**What to do**
Quote the material exactly from the line that contains "Emit a LaTeX" through its last line. Any pictures are to be left out.

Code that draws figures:

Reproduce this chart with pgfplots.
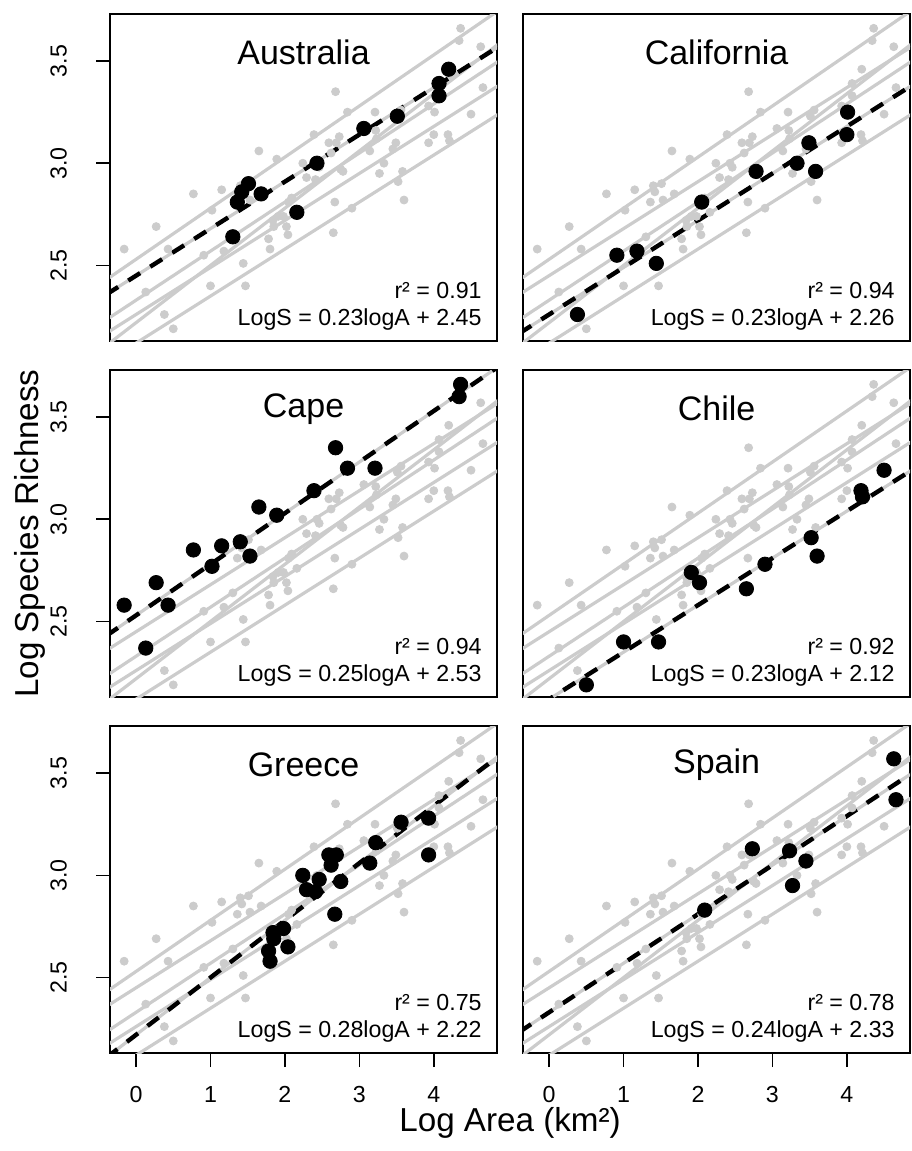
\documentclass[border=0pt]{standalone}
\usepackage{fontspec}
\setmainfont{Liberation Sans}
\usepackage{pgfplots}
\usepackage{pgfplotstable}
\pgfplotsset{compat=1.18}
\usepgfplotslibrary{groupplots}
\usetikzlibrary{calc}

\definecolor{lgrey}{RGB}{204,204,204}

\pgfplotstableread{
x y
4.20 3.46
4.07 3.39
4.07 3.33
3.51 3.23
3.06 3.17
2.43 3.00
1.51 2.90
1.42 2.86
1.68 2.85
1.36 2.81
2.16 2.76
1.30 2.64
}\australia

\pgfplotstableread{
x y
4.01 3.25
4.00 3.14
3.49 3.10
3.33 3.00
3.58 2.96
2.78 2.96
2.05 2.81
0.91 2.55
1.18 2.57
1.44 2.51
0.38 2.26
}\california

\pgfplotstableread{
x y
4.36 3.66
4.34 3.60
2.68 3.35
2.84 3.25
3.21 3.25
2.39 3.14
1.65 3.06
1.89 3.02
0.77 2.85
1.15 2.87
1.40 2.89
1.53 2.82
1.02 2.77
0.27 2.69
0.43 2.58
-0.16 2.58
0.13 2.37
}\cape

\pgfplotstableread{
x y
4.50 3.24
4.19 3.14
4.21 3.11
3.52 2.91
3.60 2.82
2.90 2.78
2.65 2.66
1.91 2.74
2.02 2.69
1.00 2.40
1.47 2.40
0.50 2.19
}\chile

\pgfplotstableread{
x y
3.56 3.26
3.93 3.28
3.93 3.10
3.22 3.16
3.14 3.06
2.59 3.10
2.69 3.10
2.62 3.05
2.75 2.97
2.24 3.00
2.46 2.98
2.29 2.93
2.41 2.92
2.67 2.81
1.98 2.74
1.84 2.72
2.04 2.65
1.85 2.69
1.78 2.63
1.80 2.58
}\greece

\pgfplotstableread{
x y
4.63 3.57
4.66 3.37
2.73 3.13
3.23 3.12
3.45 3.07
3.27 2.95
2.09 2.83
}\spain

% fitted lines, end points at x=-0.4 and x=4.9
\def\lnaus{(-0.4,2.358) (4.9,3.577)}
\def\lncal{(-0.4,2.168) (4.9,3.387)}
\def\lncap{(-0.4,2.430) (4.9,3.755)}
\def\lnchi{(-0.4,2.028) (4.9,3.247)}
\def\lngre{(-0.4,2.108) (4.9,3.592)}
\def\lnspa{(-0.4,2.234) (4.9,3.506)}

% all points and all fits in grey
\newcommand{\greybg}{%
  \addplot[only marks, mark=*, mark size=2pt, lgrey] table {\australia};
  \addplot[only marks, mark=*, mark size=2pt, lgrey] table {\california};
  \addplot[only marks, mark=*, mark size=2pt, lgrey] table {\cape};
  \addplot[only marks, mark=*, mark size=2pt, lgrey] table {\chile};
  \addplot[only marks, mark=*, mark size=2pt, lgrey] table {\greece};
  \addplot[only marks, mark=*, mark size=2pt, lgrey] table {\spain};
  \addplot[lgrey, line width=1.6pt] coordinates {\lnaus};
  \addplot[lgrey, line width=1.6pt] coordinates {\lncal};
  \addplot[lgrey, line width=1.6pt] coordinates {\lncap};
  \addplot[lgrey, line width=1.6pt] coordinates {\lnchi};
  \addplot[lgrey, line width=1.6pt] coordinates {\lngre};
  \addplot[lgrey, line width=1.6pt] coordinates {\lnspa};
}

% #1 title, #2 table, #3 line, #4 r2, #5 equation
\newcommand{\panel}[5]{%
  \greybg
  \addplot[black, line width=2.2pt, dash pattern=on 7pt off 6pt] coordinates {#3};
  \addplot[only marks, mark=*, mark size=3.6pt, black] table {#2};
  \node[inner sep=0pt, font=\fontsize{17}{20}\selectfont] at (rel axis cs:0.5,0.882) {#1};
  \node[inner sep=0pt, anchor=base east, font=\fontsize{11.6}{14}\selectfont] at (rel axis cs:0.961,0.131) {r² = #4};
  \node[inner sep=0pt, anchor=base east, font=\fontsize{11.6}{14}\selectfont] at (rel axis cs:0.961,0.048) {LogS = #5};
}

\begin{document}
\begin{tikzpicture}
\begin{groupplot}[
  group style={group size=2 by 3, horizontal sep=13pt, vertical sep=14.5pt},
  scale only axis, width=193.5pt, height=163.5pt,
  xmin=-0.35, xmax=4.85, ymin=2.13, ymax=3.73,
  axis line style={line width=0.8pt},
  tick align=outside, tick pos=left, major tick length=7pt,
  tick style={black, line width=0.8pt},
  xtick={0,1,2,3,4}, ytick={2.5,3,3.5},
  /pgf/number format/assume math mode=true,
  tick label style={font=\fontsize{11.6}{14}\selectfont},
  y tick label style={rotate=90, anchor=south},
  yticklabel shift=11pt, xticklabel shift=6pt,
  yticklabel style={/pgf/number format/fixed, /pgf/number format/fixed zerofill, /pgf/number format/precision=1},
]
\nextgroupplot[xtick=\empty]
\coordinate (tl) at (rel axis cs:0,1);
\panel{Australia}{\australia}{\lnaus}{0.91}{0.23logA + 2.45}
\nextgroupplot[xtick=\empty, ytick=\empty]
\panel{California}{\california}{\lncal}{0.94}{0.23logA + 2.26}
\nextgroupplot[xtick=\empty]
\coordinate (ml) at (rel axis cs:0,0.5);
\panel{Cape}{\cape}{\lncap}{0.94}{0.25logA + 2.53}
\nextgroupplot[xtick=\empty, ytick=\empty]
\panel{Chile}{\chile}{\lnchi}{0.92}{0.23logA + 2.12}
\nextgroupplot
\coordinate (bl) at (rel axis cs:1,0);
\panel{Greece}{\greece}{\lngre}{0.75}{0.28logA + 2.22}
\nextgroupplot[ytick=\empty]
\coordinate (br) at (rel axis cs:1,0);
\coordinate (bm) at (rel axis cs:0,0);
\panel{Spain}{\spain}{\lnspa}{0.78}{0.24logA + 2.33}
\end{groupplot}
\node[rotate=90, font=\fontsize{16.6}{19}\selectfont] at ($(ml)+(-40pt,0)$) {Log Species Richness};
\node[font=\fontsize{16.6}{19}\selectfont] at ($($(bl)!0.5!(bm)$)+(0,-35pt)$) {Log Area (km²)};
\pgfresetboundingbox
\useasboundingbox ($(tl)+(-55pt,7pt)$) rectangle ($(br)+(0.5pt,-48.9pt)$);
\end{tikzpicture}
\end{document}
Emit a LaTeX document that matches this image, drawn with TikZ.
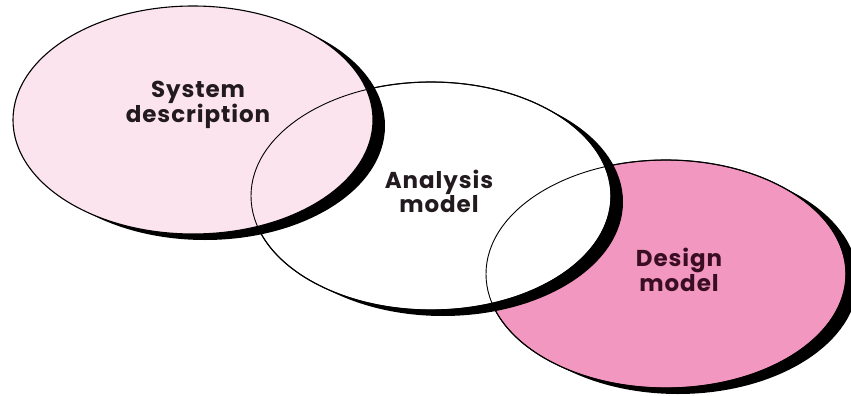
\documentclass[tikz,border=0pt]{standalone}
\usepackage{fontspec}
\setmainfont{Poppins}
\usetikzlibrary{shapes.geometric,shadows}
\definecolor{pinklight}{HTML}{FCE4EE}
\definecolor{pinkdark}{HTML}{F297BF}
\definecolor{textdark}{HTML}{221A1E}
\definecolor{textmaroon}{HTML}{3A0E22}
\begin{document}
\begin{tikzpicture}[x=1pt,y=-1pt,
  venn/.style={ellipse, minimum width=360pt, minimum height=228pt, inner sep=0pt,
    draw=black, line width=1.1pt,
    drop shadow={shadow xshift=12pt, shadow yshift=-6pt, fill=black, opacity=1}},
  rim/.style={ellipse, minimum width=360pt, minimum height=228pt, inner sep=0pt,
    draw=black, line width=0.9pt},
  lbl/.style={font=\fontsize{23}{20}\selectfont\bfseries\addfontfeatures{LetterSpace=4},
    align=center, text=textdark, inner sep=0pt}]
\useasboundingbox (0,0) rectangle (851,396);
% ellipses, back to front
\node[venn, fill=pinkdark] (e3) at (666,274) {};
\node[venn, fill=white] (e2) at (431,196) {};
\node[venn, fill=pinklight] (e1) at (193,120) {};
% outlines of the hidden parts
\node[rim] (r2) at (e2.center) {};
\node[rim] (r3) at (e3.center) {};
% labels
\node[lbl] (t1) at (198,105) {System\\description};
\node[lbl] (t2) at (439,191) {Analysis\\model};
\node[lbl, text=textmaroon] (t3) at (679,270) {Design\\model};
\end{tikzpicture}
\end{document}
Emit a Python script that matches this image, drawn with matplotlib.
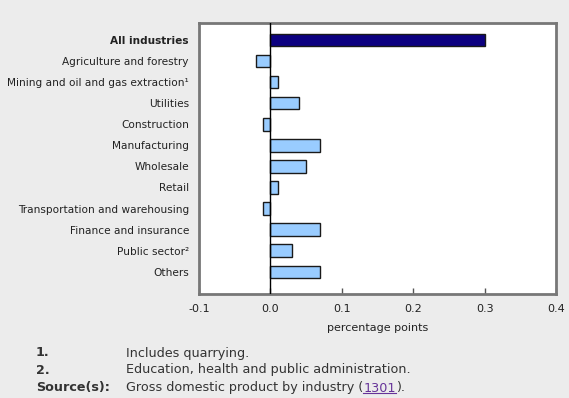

**Answer to the exercise**
Emit a LaTeX document that matches this image, drawn with TikZ.
\documentclass[tikz,border=0pt]{standalone}
\usepackage{fontspec}
\setmainfont{Poppins}
\usetikzlibrary{shapes.geometric,shadows}
\definecolor{pinklight}{HTML}{FCE4EE}
\definecolor{pinkdark}{HTML}{F297BF}
\definecolor{textdark}{HTML}{221A1E}
\definecolor{textmaroon}{HTML}{3A0E22}
\begin{document}
\begin{tikzpicture}[x=1pt,y=-1pt,
  venn/.style={ellipse, minimum width=360pt, minimum height=228pt, inner sep=0pt,
    draw=black, line width=1.1pt,
    drop shadow={shadow xshift=12pt, shadow yshift=-6pt, fill=black, opacity=1}},
  rim/.style={ellipse, minimum width=360pt, minimum height=228pt, inner sep=0pt,
    draw=black, line width=0.9pt},
  lbl/.style={font=\fontsize{23}{20}\selectfont\bfseries\addfontfeatures{LetterSpace=4},
    align=center, text=textdark, inner sep=0pt}]
\useasboundingbox (0,0) rectangle (851,396);
% ellipses, back to front
\node[venn, fill=pinkdark] (e3) at (666,274) {};
\node[venn, fill=white] (e2) at (431,196) {};
\node[venn, fill=pinklight] (e1) at (193,120) {};
% outlines of the hidden parts
\node[rim] (r2) at (e2.center) {};
\node[rim] (r3) at (e3.center) {};
% labels
\node[lbl] (t1) at (198,105) {System\\description};
\node[lbl] (t2) at (439,191) {Analysis\\model};
\node[lbl, text=textmaroon] (t3) at (679,270) {Design\\model};
\end{tikzpicture}
\end{document}
Emit a Python script that matches this image, drawn with matplotlib.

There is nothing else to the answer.